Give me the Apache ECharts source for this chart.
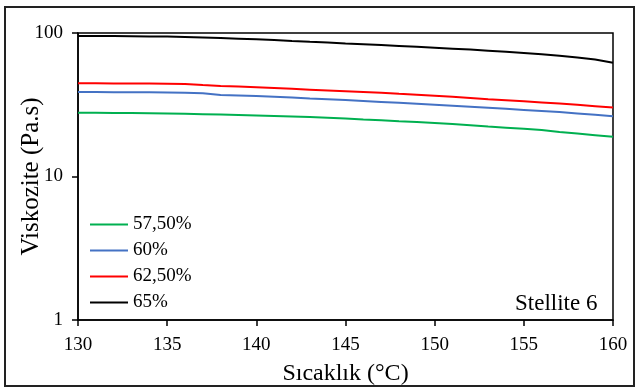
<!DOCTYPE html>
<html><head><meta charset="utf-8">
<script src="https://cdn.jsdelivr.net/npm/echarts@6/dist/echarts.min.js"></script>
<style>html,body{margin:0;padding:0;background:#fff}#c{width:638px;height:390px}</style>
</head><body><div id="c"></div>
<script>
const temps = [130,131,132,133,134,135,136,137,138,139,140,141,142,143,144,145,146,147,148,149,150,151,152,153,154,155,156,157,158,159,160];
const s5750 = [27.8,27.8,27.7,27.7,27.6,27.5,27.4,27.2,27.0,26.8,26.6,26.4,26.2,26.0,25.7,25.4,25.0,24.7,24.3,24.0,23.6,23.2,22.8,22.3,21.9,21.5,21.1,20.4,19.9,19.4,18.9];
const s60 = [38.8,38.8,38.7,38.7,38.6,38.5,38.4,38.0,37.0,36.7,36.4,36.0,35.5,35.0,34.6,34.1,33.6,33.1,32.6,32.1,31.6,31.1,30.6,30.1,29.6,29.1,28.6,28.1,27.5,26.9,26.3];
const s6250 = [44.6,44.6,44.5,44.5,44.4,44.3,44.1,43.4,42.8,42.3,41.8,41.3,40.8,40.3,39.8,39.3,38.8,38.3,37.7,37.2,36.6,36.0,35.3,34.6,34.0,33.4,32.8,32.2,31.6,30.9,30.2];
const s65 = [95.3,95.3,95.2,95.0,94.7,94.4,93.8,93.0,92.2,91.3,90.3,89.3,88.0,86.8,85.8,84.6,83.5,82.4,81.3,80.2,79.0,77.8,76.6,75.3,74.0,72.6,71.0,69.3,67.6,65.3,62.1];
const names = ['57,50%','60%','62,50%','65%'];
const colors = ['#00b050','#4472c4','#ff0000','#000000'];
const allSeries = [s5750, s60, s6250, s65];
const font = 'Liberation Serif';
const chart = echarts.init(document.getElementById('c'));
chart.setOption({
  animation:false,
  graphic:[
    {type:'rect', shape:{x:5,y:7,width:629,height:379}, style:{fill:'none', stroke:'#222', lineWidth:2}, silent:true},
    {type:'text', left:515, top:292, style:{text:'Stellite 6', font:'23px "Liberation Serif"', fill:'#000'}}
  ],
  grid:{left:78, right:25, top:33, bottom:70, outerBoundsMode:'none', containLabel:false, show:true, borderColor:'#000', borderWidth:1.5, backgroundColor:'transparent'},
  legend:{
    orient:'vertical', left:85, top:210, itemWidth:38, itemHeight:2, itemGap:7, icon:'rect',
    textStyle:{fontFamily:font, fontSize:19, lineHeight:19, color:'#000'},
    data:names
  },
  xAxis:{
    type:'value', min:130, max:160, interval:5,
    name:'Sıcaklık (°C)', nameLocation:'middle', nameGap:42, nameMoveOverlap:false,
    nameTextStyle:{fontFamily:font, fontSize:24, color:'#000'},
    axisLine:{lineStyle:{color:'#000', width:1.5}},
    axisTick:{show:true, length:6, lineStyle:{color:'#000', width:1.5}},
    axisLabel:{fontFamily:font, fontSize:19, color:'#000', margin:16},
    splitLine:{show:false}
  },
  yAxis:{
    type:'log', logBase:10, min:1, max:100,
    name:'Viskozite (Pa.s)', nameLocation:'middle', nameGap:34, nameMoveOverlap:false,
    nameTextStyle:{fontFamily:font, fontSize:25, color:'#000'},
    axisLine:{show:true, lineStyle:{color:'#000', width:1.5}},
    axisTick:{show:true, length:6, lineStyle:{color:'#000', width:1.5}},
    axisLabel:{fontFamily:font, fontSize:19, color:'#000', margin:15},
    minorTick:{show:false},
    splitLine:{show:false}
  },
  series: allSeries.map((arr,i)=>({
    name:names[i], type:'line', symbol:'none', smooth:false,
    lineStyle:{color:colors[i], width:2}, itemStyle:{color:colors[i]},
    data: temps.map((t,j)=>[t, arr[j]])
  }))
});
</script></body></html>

- [REQUIRED WORK]
Your task is an exact transcription of all the data, minus the pictures.

- [WRITTEN RESPONSE]
Give me the Apache ECharts source for this chart.
<!DOCTYPE html>
<html><head><meta charset="utf-8">
<script src="https://cdn.jsdelivr.net/npm/echarts@6/dist/echarts.min.js"></script>
<style>html,body{margin:0;padding:0;background:#fff}#c{width:638px;height:390px}</style>
</head><body><div id="c"></div>
<script>
const temps = [130,131,132,133,134,135,136,137,138,139,140,141,142,143,144,145,146,147,148,149,150,151,152,153,154,155,156,157,158,159,160];
const s5750 = [27.8,27.8,27.7,27.7,27.6,27.5,27.4,27.2,27.0,26.8,26.6,26.4,26.2,26.0,25.7,25.4,25.0,24.7,24.3,24.0,23.6,23.2,22.8,22.3,21.9,21.5,21.1,20.4,19.9,19.4,18.9];
const s60 = [38.8,38.8,38.7,38.7,38.6,38.5,38.4,38.0,37.0,36.7,36.4,36.0,35.5,35.0,34.6,34.1,33.6,33.1,32.6,32.1,31.6,31.1,30.6,30.1,29.6,29.1,28.6,28.1,27.5,26.9,26.3];
const s6250 = [44.6,44.6,44.5,44.5,44.4,44.3,44.1,43.4,42.8,42.3,41.8,41.3,40.8,40.3,39.8,39.3,38.8,38.3,37.7,37.2,36.6,36.0,35.3,34.6,34.0,33.4,32.8,32.2,31.6,30.9,30.2];
const s65 = [95.3,95.3,95.2,95.0,94.7,94.4,93.8,93.0,92.2,91.3,90.3,89.3,88.0,86.8,85.8,84.6,83.5,82.4,81.3,80.2,79.0,77.8,76.6,75.3,74.0,72.6,71.0,69.3,67.6,65.3,62.1];
const names = ['57,50%','60%','62,50%','65%'];
const colors = ['#00b050','#4472c4','#ff0000','#000000'];
const allSeries = [s5750, s60, s6250, s65];
const font = 'Liberation Serif';
const chart = echarts.init(document.getElementById('c'));
chart.setOption({
  animation:false,
  graphic:[
    {type:'rect', shape:{x:5,y:7,width:629,height:379}, style:{fill:'none', stroke:'#222', lineWidth:2}, silent:true},
    {type:'text', left:515, top:292, style:{text:'Stellite 6', font:'23px "Liberation Serif"', fill:'#000'}}
  ],
  grid:{left:78, right:25, top:33, bottom:70, outerBoundsMode:'none', containLabel:false, show:true, borderColor:'#000', borderWidth:1.5, backgroundColor:'transparent'},
  legend:{
    orient:'vertical', left:85, top:210, itemWidth:38, itemHeight:2, itemGap:7, icon:'rect',
    textStyle:{fontFamily:font, fontSize:19, lineHeight:19, color:'#000'},
    data:names
  },
  xAxis:{
    type:'value', min:130, max:160, interval:5,
    name:'Sıcaklık (°C)', nameLocation:'middle', nameGap:42, nameMoveOverlap:false,
    nameTextStyle:{fontFamily:font, fontSize:24, color:'#000'},
    axisLine:{lineStyle:{color:'#000', width:1.5}},
    axisTick:{show:true, length:6, lineStyle:{color:'#000', width:1.5}},
    axisLabel:{fontFamily:font, fontSize:19, color:'#000', margin:16},
    splitLine:{show:false}
  },
  yAxis:{
    type:'log', logBase:10, min:1, max:100,
    name:'Viskozite (Pa.s)', nameLocation:'middle', nameGap:34, nameMoveOverlap:false,
    nameTextStyle:{fontFamily:font, fontSize:25, color:'#000'},
    axisLine:{show:true, lineStyle:{color:'#000', width:1.5}},
    axisTick:{show:true, length:6, lineStyle:{color:'#000', width:1.5}},
    axisLabel:{fontFamily:font, fontSize:19, color:'#000', margin:15},
    minorTick:{show:false},
    splitLine:{show:false}
  },
  series: allSeries.map((arr,i)=>({
    name:names[i], type:'line', symbol:'none', smooth:false,
    lineStyle:{color:colors[i], width:2}, itemStyle:{color:colors[i]},
    data: temps.map((t,j)=>[t, arr[j]])
  }))
});
</script></body></html>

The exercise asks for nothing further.